A Coco (como de Coco Channel) é uma princesa siamesa. Uma trela de pérolas combinaria na perfeição com a sua personalidade. Tolera a presença do Zen apenas quando lhe convém e é frequente entrarem em desacordo. Deleita-se em frente à lareira e por ali fica, horas a apanhar banhos de calor e festas que os humanos lhe oferecem. Um colo confortável também a faz pensar duas vezes.
Antes da hora de deitar todos os animais são convidados a sair e dirigir-se para as respectivas camas no exterior. Tempos houve em que os dois (Cathy e Keith), empurravam entre si a tarefa de expulsar a Coco para a rua. Tal era a bichana. Parece que está melhor, mais social, mais tolerante.

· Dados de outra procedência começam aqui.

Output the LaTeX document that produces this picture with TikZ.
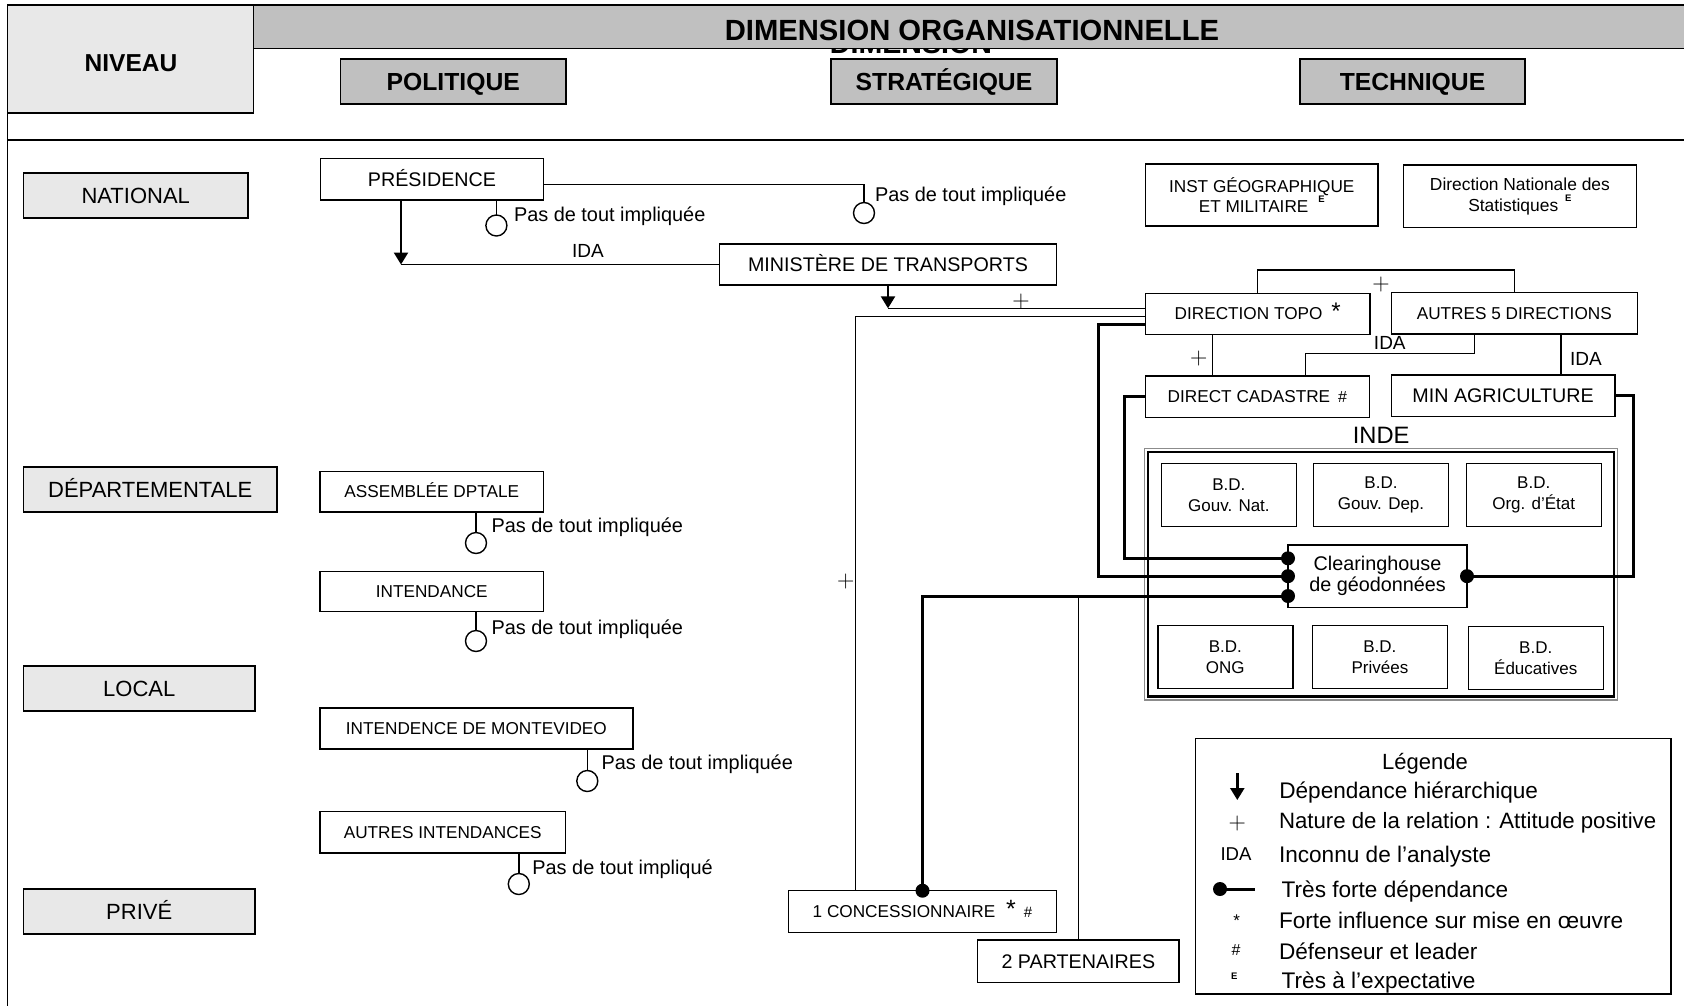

Com a manhã de sábado livre, fomos visitar o mercado semanal, cheio de legumes e fruta locais e da época, mais bancas e banquinhas de ovos frescos que são bons para beber, ou quatro dezenas de sacas cheias de leguminosas e frutos secos que fazem crescer água na boa. A chuva miúda não impediu a passeata pela zona mais antiga da cidade. Descobrimos ruas e ruelas. Portadas todas trabalhadas, recantos pitorescos, arcos e escadarias, varandas e entradas cheias de pormenores. O lixo num de saco plástico à porta, os vasos e vasinhos à porta a enfeitar. Meio por sorte até encontrámos o mestre artesão que trabalha com madeira das oliveiras e faz verdadeiras obras de arte que custam deixar na loja. Descobrimos porque é que Ostuni é chamada a cidade branca (Città Bianca) quando nesta no centro histórico todas as casa eram brancas.


No domingo fomos convidados a juntar-nos à "excursão" e ir até ao famoso Carnivale de uma povoação vizinha. Seguimos uns atrás dos outros. A fila para entrar na cidade começava cedo e tivemos de ficar algum tempo no trânsito, pagar um balúrdio para estacionar, receber um saco cheio de publicidade, com sal e açucar sob diferentes formas, andar uns três quilómetros, e depois sim, juntar-nos à festa!
As varandas dos prédios, que ladeavam as ruas por onde passava o desfile, cheias de gente. Papelinhos a voar, um senhor atrás de nós, com um versão maior de um martelo de apitar, insistiu todo o dia em apitar-nos ao ouvido. Gente mascarada, crianças vestidas de ursinho, a dormir no bercinho, grupos de amigo a dançar e a cantar no meio da rua, gente a percorrer a rua nos dois sentidos a querer ver o desfile sem ter que esperar que ele passe num sítio, toda a gente bem disposta.
O vento fez-se sentir todo o dia, a chuva míuda ía e vinha e toda a gente tinha casacões apertados até cima, gorros e carapuços na cabeça, como vem sendo hábito ver por toda a Itália em dias de frio.